If you can’t trust your measurements, you’re in trouble! This seemingly obvious conclusion comes from:
- Neither network anomaly detection or threat hunting (detection) can detect malicious or unintentional sensor issues that occur before the sensor values become Ethernet packets;
- Detailed failure modes and affects analysis (FMEAs) of process sensors identified non-detectable failure modes that directly affected plant operations;
- Risk assessments identified potential safety impacts from sensor vulnerabilities that could impact the design basis;
- Plant testing demonstrated the lack of integrity of process sensors (process sensor drift within 30 days of calibration);
- The compromise of Serial-to-Ethernet convertors in the US and Ukraine provided a direct path into the sensors;
- Lack of process sensor cyber forensics and training precludes specifically identifying process sensor cyber events;
- Lack of process sensor cyber security is public knowledge and nation states such as Russia and Iran are aware; and
- Multiple malicious and unintentional process sensor (analog and digital) cyber-related incidents have caused catastrophic failures (though not identified as being cyber-related – no forensics or training).
Process sensor cyber security is an ENGINEERING problem not a network issue that crosses all engineering applications. Even the design of state-of-the-art process sensors often do not address cyber considerations (my next blog). Consequently, I have brought this issue up to up to numerous engineering societies, the National Society of Professional Engineers (NSPE), and the National Academy of Engineering. I will be providing a presentation on this subject at the ISA Water/Wastewater Conference in Bethesda August 8th and am scheduled to present at the DHS ICSJWG meeting in Cincinnati later in August.
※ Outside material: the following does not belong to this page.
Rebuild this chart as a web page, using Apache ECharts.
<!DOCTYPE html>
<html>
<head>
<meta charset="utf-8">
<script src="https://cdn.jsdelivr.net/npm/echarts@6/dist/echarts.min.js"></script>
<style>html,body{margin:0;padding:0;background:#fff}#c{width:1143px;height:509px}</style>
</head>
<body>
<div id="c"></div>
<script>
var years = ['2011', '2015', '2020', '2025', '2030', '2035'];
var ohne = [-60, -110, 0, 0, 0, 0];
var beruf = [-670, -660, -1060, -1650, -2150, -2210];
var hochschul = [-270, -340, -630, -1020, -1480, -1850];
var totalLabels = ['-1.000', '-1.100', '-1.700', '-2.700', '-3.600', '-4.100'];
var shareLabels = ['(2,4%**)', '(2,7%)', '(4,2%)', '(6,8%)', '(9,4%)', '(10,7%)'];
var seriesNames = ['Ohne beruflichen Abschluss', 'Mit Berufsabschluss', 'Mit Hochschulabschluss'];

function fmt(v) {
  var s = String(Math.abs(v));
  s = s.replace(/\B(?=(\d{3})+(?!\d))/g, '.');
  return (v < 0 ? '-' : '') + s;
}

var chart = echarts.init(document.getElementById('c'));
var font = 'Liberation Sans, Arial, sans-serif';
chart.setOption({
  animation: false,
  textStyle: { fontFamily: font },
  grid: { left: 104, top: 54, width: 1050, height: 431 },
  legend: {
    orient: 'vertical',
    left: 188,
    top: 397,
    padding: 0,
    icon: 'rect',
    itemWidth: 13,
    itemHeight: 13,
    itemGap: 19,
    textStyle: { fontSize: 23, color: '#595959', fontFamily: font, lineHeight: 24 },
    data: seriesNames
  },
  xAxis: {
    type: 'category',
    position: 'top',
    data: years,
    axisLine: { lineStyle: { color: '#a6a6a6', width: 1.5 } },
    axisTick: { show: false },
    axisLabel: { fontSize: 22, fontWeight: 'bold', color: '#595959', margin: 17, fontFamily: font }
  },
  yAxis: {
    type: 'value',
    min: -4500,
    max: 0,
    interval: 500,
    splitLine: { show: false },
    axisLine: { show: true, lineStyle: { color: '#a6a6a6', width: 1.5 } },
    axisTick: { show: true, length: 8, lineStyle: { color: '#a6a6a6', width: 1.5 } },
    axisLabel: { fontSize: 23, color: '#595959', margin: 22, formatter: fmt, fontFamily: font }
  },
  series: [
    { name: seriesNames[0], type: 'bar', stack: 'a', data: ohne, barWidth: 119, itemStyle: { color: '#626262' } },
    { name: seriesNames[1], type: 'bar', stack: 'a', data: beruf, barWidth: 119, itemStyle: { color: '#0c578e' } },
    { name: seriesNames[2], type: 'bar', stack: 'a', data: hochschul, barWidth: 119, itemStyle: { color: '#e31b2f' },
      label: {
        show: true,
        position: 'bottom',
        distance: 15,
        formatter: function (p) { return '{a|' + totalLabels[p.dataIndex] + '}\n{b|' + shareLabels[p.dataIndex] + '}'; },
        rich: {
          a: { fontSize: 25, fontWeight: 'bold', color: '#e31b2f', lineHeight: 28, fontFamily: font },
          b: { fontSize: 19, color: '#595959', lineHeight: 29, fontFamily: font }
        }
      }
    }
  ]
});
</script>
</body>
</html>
Dale Peterson asked questions about the risk of potential sensor vulnerabilities and I provided a response at https://www.controlglobal.com/blogs/unfettered/what-the-lack-of-cyber-security-of-process-sensors-means/. Honeywell’s Sinclair Komenji provided an independent response to Dale Peterson’s questions.
According to Sinclair:
”This discussion misses one very common mistake that makes also sensors that are not directly network connected very vulnerable. This issue has to do with the management of the field devices. Asset management solutions need to communicate with sensors for calibration purposes, changes and asset inventories.
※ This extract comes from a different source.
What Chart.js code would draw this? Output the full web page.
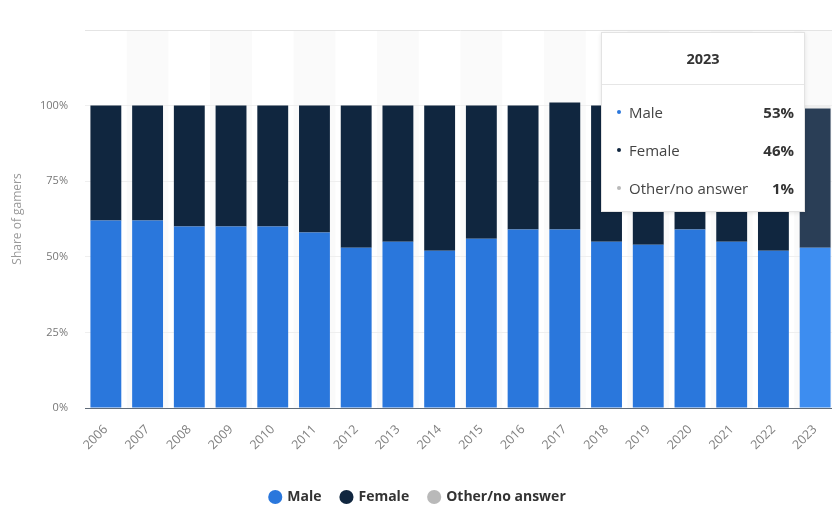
<!DOCTYPE html>
<html>
<head>
<meta charset="utf-8">
<script src="https://cdn.jsdelivr.net/npm/chart.js@4.4.0/dist/chart.umd.min.js"></script>
<style>
  html, body { margin: 0; padding: 0; background: #fff; overflow: hidden; }
  #wrap { position: relative; width: 840px; height: 506px; }
  #tip {
    position: absolute; display: none; width: 204px; box-sizing: border-box;
    background: #fff; border: 1px solid #e3e3e3; box-shadow: 0 1px 4px rgba(0,0,0,0.10);
    font-family: 'Open Sans', sans-serif; color: #333; pointer-events: none;
  }
  #tip .head { height: 51px; line-height: 51px; text-align: center; font-weight: bold; font-size: 14.5px; border-bottom: 1px solid #e6e6e6; }
  #tip .body { padding: 8px 10px 4px 15px; }
  #tip .row { display: flex; align-items: center; height: 38px; font-size: 15px; }
  #tip .dot { width: 4px; height: 4px; border-radius: 50%; margin-right: 8px; }
  #tip .lbl { flex: 1; color: #444; }
  #tip .val { font-weight: bold; }
</style>
</head>
<body>
<div id="wrap">
  <canvas id="chart" width="840" height="506"></canvas>
  <div id="tip"></div>
</div>
<script>
// Gamer gender split by survey year (share of respondents, %)
const years = ['2006','2007','2008','2009','2010','2011','2012','2013','2014','2015','2016','2017','2018','2019','2020','2021','2022','2023'];
const male   = [62, 62, 60, 60, 60, 58, 53, 55, 52, 56, 59, 59, 55, 54, 59, 55, 52, 53];
const female = [38, 38, 40, 40, 40, 42, 47, 45, 48, 44, 41, 42, 45, 46, 41, 45, 48, 46];
const other  = [ 0,  0,  0,  0,  0,  0,  0,  0,  0,  0,  0,  0,  0,  0,  0,  0,  0,  1];
const seriesNames = ['Male', 'Female', 'Other/no answer'];
const axisMax = 125;
const axisStep = 25;
const highlightYear = '2023';

Chart.defaults.font.family = "'Open Sans', sans-serif";

// Faint background band behind every second category column
const columnBands = {
  id: 'columnBands',
  beforeDraw(chart) {
    const {ctx, chartArea, scales: {x}} = chart;
    const w = (chartArea.right - chartArea.left) / years.length;
    ctx.save();
    ctx.fillStyle = '#fafafa';
    years.forEach((_, i) => {
      if (i % 2 === 1) {
        const cx = x.getPixelForValue(i);
        ctx.fillRect(cx - w / 2, chartArea.top, w, chartArea.bottom - chartArea.top);
      }
    });
    ctx.restore();
  }
};

function renderTip(context) {
  const {chart, tooltip} = context;
  const el = document.getElementById('tip');
  if (tooltip.opacity === 0) { el.style.display = 'none'; return; }
  const rows = tooltip.dataPoints.map(dp =>
    '<div class="row"><span class="dot" style="background:' + dp.dataset.backgroundColor + '"></span>' +
    '<span class="lbl">' + dp.dataset.label + '</span><span class="val">' + dp.raw + '%</span></div>'
  ).join('');
  el.innerHTML = '<div class="head">' + tooltip.title[0] + '</div><div class="body">' + rows + '</div>';
  el.style.display = 'block';
  el.style.left = Math.round(tooltip.caretX - 214) + 'px';
  el.style.top = Math.round(chart.chartArea.top + 2) + 'px';
}

const chart = new Chart(document.getElementById('chart'), {
  type: 'bar',
  data: {
    labels: years,
    datasets: [
      { label: seriesNames[0], data: male,   backgroundColor: '#2a77dc', hoverBackgroundColor: '#3d8df0' },
      { label: seriesNames[1], data: female, backgroundColor: '#10263f', hoverBackgroundColor: '#2a3e56' },
      { label: seriesNames[2], data: other,  backgroundColor: '#b9b9b9', hoverBackgroundColor: '#eeeeee' }
    ]
  },
  options: {
    responsive: false,
    animation: false,
    events: [],
    barPercentage: 0.74,
    categoryPercentage: 1,
    interaction: { mode: 'index', intersect: false },
    layout: { padding: { top: 30, right: 4, bottom: -8, left: 0 } },
    scales: {
      x: {
        stacked: true,
        grid: { display: false },
        border: { display: true, color: '#5f6b78', width: 1 },
        ticks: { color: '#808080', font: { size: 12.5 }, minRotation: 45, maxRotation: 45, autoSkip: false, padding: 6 },
        afterFit(s) { s.height = 62; }
      },
      y: {
        stacked: true,
        min: 0,
        max: axisMax,
        border: { display: false },
        grid: {
          drawTicks: false,
          color: c => c.tick.value === axisMax ? '#e4e4e4' : (c.tick.value === 0 ? 'rgba(0,0,0,0)' : '#efefef')
        },
        ticks: {
          stepSize: axisStep,
          color: '#777',
          font: { size: 11 },
          padding: 17,
          callback: v => v <= 100 ? v + '%' : ''
        },
        title: { display: true, text: 'Share of gamers', color: '#9a9a9a', font: { size: 12 }, padding: { top: 10, bottom: 0 } },
        afterFit(s) { s.width = 85; }
      }
    },
    plugins: {
      legend: {
        position: 'bottom',
        labels: {
          usePointStyle: true,
          pointStyle: 'circle',
          boxWidth: 10,
          boxHeight: 10,
          padding: 20,
          color: '#333',
          font: { size: 14, weight: 'bold' }
        }
      },
      tooltip: {
        enabled: false,
        mode: 'index',
        external: renderTip
      }
    }
  },
  plugins: [columnBands]
});

// Show the latest survey year as the focused column
const idx = years.indexOf(highlightYear);
const active = chart.data.datasets.map((_, d) => ({ datasetIndex: d, index: idx }));
chart.setActiveElements(active);
chart.tooltip.setActiveElements(active, { x: 0, y: 0 });
chart.update();
</script>
</body>
</html>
Modern process controllers and safety controllers support HART pull through, HART transmitters being the most used communication. With HART pull through the asset management application access the transmitters communicating with the controllers. Often changes in those systems can only be made when the transmitter is put in maintenance mode. So relatively secure. But the majority of controllers in the field doesn’t support HART pull through resulting in a need to connect the asset management solution to the IOMUX board where the transmitters are connected / marshaled. This requires typically a serial (RS 232 / RS 485) type of connection, but because of the distance restrictions of the serial connections often Ethernet to serial protocol converters are used to bridge longer distances.
Here we have the problem if this connection is not properly secured. In our assessments we often encountered connections that were not secured, no authentication, no encryption. So all transmitters connected to the IOMUX become exposed for HART IP messages over Ethernet. This allows for a wide set of possibilities to attack control and safety sensors. Modifying transmitter ranges, indirectly influencing a safety loops trip point, basically disturbing many elements of the plant’s observability.
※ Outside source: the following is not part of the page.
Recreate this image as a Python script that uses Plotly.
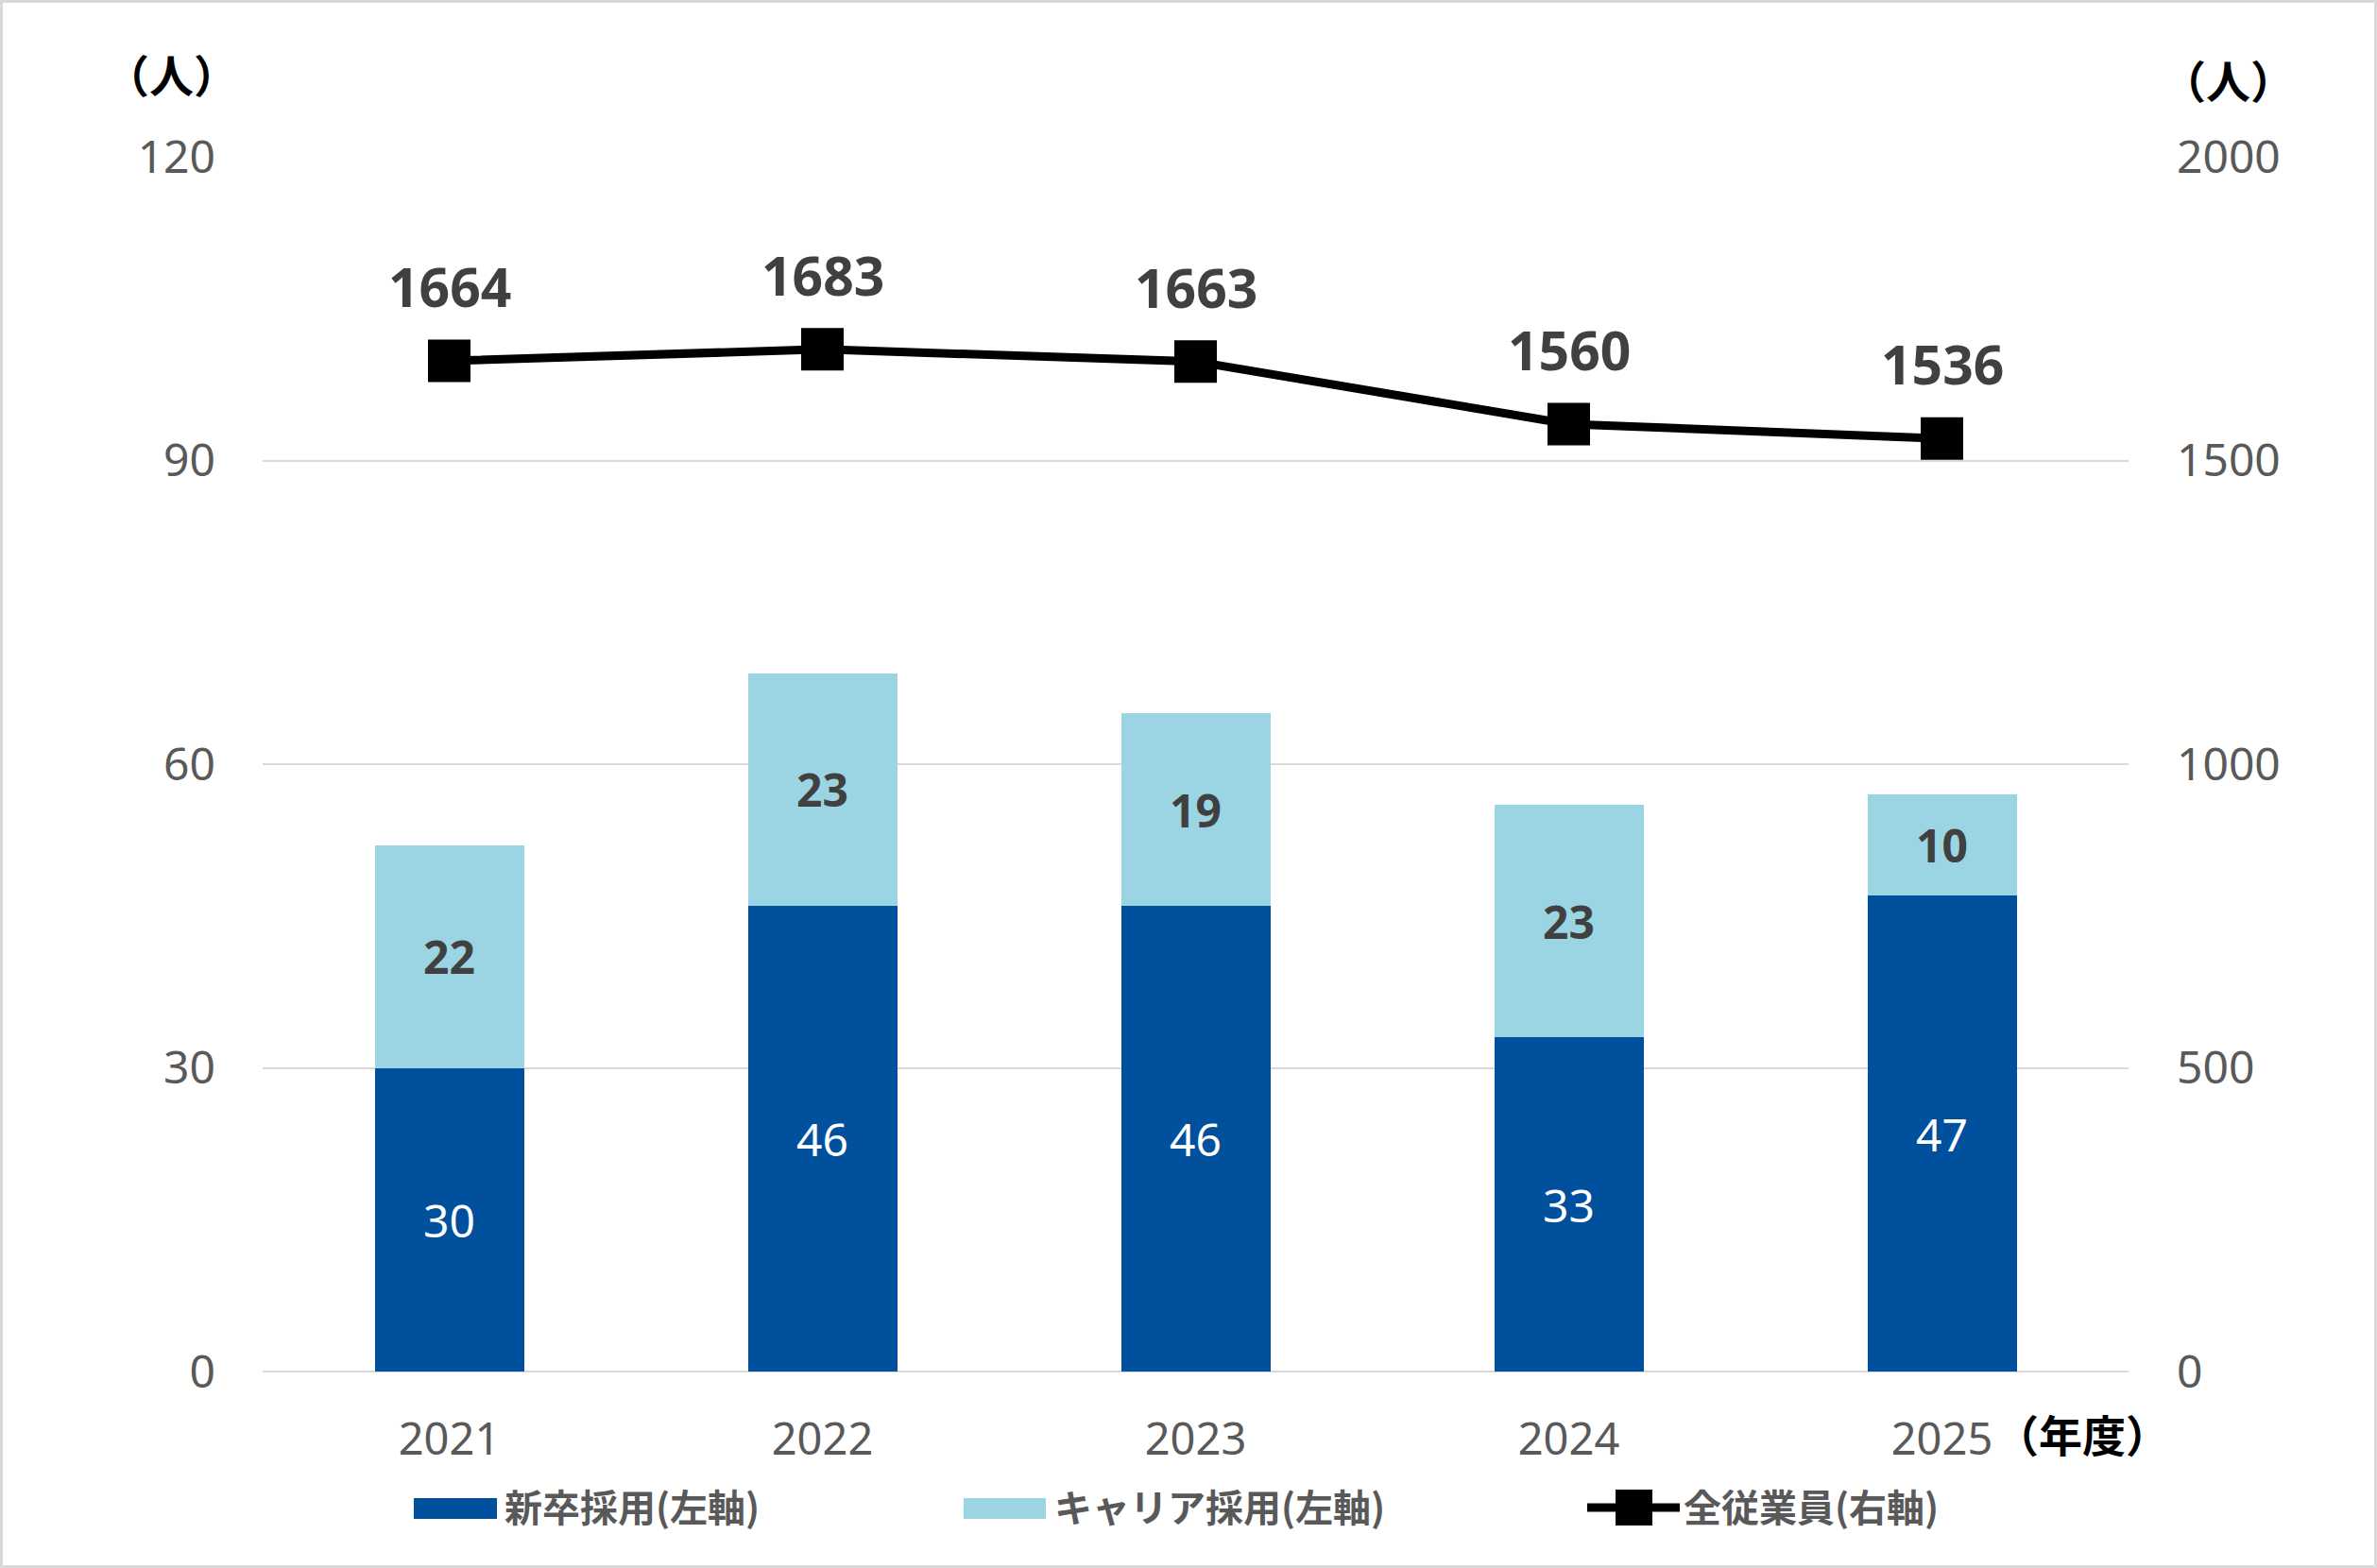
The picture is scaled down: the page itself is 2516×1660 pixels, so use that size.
import plotly.graph_objects as go

years = ["2021", "2022", "2023", "2024", "2025"]
new_grad = [30, 46, 46, 33, 47]
career = [22, 23, 19, 23, 10]
total_staff = [1664, 1683, 1663, 1560, 1536]

name_new = "新卒採用(左軸)"
name_career = "キャリア採用(左軸)"
name_total = "全従業員(右軸)"

C_DARK = "#00509E"
C_LIGHT = "#9BD5E4"
C_TICK = "#595959"
C_LABEL = "#404040"
C_GRID = "#D9D9D9"

W, H = 2516, 1660
L, R, T, B = 278, 263, 166, 208
PW, PH = W - L - R, H - T - B


def px(x):
    return (x - L) / PW


def py(y):
    return (H - B - y) / PH


NUM = "Noto Sans, Open Sans, sans-serif"
CJK = "Noto Sans CJK JP, Noto Sans, sans-serif"

fig = go.Figure()

fig.add_trace(go.Bar(
    x=years, y=new_grad, name=name_new, marker=dict(color=C_DARK, line=dict(width=0)),
    text=[str(v) for v in new_grad], textposition="inside", insidetextanchor="middle",
    textfont=dict(color="white", size=48, family=NUM), showlegend=False,
    constraintext="none",
))
fig.add_trace(go.Bar(
    x=years, y=career, name=name_career, marker=dict(color=C_LIGHT, line=dict(width=0)),
    text=["<b>%d</b>" % v for v in career], textposition="inside", insidetextanchor="middle",
    textfont=dict(color=C_LABEL, size=48, family=NUM), showlegend=False,
    constraintext="none",
))
fig.add_trace(go.Scatter(
    x=years, y=total_staff, name=name_total, yaxis="y2", mode="lines+markers",
    line=dict(color="black", width=9),
    marker=dict(symbol="square", size=45, color="black"),
    showlegend=False,
))

annotations = []
for i, v in enumerate(total_staff):
    annotations.append(dict(
        x=i, y=v, xref="x", yref="y2", text="<b>%d</b>" % v, showarrow=False,
        yshift=79, font=dict(size=57, color=C_LABEL, family=NUM),
    ))

# axis unit labels
annotations.append(dict(x=px(181), y=py(77), xref="paper", yref="paper", text="<b>（人）</b>",
                        showarrow=False, font=dict(size=47, color="black", family=CJK),
                        xanchor="center", yanchor="middle"))
annotations.append(dict(x=px(2358), y=py(84), xref="paper", yref="paper", text="<b>（人）</b>",
                        showarrow=False, font=dict(size=47, color="black", family=CJK),
                        xanchor="center", yanchor="middle"))
annotations.append(dict(x=px(2110), y=py(1517), xref="paper", yref="paper", text="<b>（年度）</b>",
                        showarrow=False, font=dict(size=46, color="black", family=CJK),
                        xanchor="left", yanchor="middle"))

# manual legend
shapes = []
leg_y = 1596
shapes.append(dict(type="rect", xref="paper", yref="paper", x0=px(438), x1=px(526),
                   y0=py(1608), y1=py(1586), fillcolor=C_DARK, line=dict(width=0)))
shapes.append(dict(type="rect", xref="paper", yref="paper", x0=px(1020), x1=px(1107),
                   y0=py(1608), y1=py(1586), fillcolor=C_LIGHT, line=dict(width=0)))
shapes.append(dict(type="line", xref="paper", yref="paper", x0=px(1680), x1=px(1778),
                   y0=py(leg_y), y1=py(leg_y), line=dict(color="black", width=9)))
shapes.append(dict(type="rect", xref="paper", yref="paper", x0=px(1710), x1=px(1749),
                   y0=py(1615), y1=py(1577), fillcolor="black", line=dict(width=0)))
for xs, txt in [(532, name_new), (1114, name_career), (1780, name_total)]:
    annotations.append(dict(x=px(xs), y=py(leg_y - 2), xref="paper", yref="paper", text="<b>%s</b>" % txt,
                            showarrow=False, xanchor="left", yanchor="middle",
                            font=dict(size=40, color=C_TICK, family=CJK)))

# outer border
shapes.append(dict(type="rect", xref="paper", yref="paper", x0=px(1.5), x1=px(W - 1.5),
                   y0=py(H - 1.5), y1=py(1.5), line=dict(color=C_GRID, width=3),
                   fillcolor="rgba(0,0,0,0)", layer="below"))

fig.update_layout(
    width=W, height=H, autosize=False,
    margin=dict(l=L, r=R, t=T, b=B, pad=0),
    paper_bgcolor="white", plot_bgcolor="white",
    barmode="stack", bargap=0.6,
    showlegend=False,
    font=dict(family=NUM, color=C_TICK),
    xaxis=dict(type="category", range=[-0.5, len(years) - 0.5], autorange=False,
               showgrid=False, showline=False, zeroline=False, ticks="",
               tickfont=dict(size=47, color=C_TICK, family=NUM), ticklabelstandoff=40),
    yaxis=dict(range=[0, 120], dtick=30, tick0=0, showgrid=True, gridcolor=C_GRID, gridwidth=2,
               zeroline=True, zerolinecolor=C_GRID, zerolinewidth=2, showline=False, ticks="",
               tickfont=dict(size=48, color=C_TICK, family=NUM), ticklabelstandoff=49),
    yaxis2=dict(range=[0, 2000], dtick=500, tick0=0, overlaying="y", side="right",
                showgrid=False, zeroline=False, showline=False, ticks="",
                tickfont=dict(size=48, color=C_TICK, family=NUM), ticklabelstandoff=50),
    annotations=annotations,
    shapes=shapes,
)

fig.write_html("out.html")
This is not a rare problem, we encountered the issue in many different plants – including critical infrastructure – impacting hundreds of process transmitters in a plant. The question here becomes can we allow a single asset management application to manage both safety and control sensors, creating a point where independence of safety from control is no longer guaranteed. Also can we allow in these cases safety and control transmitters to be connected to the same IOMUX. There are a series of issues not covered by the TR 84 report from ISA which focuses primarily on network architecture but misses various attack scenarios that are relevant in today’s plants.
In the example I provide the issue results from bad implementation of the asset management solution, but the vulnerability is independent from this solution, even if the asset management system is powered down the sensors would be fully exposed by the serial to Ethernet convertor.”
The validity and integrity of process sensors is critical to the reliability, safety, and quality of all processes. Addressing the cyber security of the sensors, not the Ethernet packets, has not been adequately addressed by any industrial or DOD cyber security or safety standard. In fact, process sensors are out-of-scope for the electric industry cyber security standards (NERC CIP) and nuclear plant cyber security standards (NEI-0809 and Regulatory Guide 5.71). It may not be possible to identify sensor integrity issues as to cause (malicious or unintentional). Consequently, the approach I have been suggesting is to monitor the electrical characteristics (the physics) of the sensor in real time as those characteristics are agnostic to why the sensor/process is changing. Monitoring of the electrical characteristics can’t prevent sensor integrity issues (hacking or unintentional impacts) but can identify changes which is more than we can do today.